Making financing conditional on company-level decarbonisation plans would greatly improve the bank’s contribution, using its leverage to align with the commitments of the Paris Agreement.

Renewable energy

Over 88 percent (EUR 18.4 billion) of investments in electricity and heat generation capacity went to renewables, with heat production receiving just a small portion in this category. In addition, according to the EIB’s categorisation, over EUR 5 billion were invested in electricity transmission projects directly related to renewable power generation.

Over 20 per cent (EUR 4.2 billion) of the EIB’s renewable loans were located outside the EU.

A more comprehensive picture of the EIB’s renewables lending can be drawn from the bank’s climate action reporting.

This pace is not enough to reach the new target of 34 per cent of renewables in the EU’s power mix by 2030. In order to achieve this 34 per cent target, the EU will have to invest EUR 62 billion annually to accelerate deployment of renewables.

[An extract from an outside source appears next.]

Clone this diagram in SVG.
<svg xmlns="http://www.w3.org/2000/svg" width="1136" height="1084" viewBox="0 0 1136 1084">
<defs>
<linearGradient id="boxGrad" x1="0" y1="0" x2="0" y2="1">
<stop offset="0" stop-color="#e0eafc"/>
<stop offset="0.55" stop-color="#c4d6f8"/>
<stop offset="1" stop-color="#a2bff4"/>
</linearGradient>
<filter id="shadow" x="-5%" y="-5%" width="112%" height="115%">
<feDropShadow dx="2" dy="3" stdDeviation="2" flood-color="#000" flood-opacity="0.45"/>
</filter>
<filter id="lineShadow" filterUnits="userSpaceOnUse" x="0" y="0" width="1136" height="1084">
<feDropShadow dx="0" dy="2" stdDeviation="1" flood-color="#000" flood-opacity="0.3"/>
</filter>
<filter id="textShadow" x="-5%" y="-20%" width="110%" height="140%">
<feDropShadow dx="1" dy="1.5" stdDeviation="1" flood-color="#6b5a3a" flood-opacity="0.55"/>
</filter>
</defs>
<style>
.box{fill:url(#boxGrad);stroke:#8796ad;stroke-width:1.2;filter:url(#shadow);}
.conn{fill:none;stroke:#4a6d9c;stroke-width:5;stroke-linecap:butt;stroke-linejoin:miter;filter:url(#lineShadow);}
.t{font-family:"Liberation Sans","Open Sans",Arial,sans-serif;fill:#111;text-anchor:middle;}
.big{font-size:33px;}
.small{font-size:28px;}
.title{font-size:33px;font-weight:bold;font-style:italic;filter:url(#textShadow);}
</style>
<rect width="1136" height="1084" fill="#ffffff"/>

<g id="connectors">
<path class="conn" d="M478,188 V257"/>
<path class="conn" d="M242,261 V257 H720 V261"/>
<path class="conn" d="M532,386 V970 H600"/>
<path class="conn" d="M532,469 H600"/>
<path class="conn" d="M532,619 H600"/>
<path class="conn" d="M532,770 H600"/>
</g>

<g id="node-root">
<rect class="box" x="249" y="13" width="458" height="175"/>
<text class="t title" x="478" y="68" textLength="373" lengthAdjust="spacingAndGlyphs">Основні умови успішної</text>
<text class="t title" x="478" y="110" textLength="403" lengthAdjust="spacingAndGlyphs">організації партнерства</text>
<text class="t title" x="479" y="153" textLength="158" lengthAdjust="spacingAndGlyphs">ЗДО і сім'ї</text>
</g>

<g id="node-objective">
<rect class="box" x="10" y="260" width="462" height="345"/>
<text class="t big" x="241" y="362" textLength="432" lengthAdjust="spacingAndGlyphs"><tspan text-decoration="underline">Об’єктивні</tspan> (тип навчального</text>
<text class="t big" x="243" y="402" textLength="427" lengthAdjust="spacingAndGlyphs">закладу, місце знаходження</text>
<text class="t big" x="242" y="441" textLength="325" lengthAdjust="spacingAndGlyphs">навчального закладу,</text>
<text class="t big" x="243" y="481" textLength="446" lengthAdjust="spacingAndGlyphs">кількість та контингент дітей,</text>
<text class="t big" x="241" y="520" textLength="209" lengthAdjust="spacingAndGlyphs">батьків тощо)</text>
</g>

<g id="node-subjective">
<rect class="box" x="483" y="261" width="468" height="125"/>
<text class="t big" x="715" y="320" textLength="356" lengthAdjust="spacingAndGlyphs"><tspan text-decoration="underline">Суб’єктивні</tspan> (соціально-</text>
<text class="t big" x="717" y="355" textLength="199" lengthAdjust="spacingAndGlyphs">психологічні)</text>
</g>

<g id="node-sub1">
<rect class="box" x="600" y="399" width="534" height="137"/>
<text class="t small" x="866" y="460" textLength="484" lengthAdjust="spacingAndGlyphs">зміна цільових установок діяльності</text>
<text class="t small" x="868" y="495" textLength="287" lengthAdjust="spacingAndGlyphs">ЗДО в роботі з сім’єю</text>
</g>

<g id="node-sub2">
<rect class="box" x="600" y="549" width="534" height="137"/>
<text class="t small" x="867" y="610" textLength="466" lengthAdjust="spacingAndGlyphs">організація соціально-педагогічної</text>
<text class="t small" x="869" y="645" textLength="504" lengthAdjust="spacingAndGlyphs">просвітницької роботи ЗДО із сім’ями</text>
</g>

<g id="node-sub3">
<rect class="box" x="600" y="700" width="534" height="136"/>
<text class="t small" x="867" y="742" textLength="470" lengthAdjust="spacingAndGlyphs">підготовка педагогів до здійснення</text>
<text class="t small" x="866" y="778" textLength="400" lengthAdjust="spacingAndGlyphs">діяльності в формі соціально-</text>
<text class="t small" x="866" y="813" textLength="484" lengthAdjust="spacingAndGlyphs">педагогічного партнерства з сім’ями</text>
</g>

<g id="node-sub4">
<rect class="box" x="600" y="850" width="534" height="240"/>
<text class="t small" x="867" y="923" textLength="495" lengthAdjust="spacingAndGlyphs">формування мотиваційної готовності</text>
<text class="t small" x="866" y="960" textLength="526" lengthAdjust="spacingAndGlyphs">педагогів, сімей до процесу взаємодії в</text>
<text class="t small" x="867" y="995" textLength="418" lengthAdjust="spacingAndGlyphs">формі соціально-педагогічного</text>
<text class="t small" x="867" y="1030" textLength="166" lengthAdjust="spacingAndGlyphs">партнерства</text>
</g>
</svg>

The bank should strengthen efforts to diversify which countries receive its funding for renewable energy projects. Between 2013 and 2017, while 5.7 per cent of the EIB’s overall commitments within the EU were for renewables, many EU countries received little or no investments in this sector.

Almost half of the renewable projects focus on wind energy, with a slight predominance of offshore installations. This technology had the largest annual growth rate among all renewables technologies within the EU, and with its large investment costs is a perfect combination for the EIB to step in with a loan.

Energy efficiency

The EIB rightly considers energy efficiency as the most cost-effective and rational way of reducing emissions and improving the security of the energy supply.

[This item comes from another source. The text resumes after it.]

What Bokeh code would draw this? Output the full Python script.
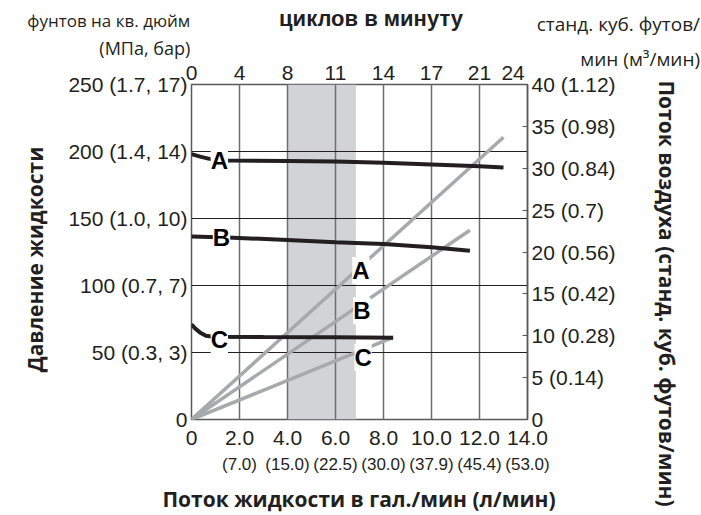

With the support of various financial products, it has increasingly financed energy efficiency projects, with EUR 2.2 billion in 2013 and EUR 4.8 billion in 2017.

However, outside the EU, this trend has stagnated. Of a total EUR 16.5 billion in energy efficiency projects between 2013-2017, the EIB lent just 8 per cent (EUR 1.34 billion) outside the EU.

On average 4.5 per cent (3.5 – outside EU, 4.6 – in EU) of the EIB’s global commitments over the researched period contributed to energy efficiency.

Over the researched period we observed significant discrepancies between EIB energy efficiency investments across the EU Member States.

Outside the EU, the EIB lent EUR 568 million for energy efficiency in eastern Europe, the South Caucasus and Russian region, which is just over 8 per cent of the entire lending to this region. However, over 75 per cent of this sum was allocated in just one country, Ukraine, mostly for two projects. In candidate and potential EU candidate countries, the level of energy efficiency financing reached EUR 130 million, merely 1.2 per cent of the EIB’s entire lending in this region.

The review of Energy Lending Criteria gives the bank the opportunity to align its energy financing with the Paris Agreement and catch up with the rapid developments in the clean energy transition sector, in order to give provide the necessary financial boost for the deployment of renewable energy and for investments in energy efficiency.

The EIB needs to shift its funds: from funding fossil fuels to stepping up finance for renewable energy and energy efficiency projects, in particular for small-scale, and people-owned and controlled, decentralised projects.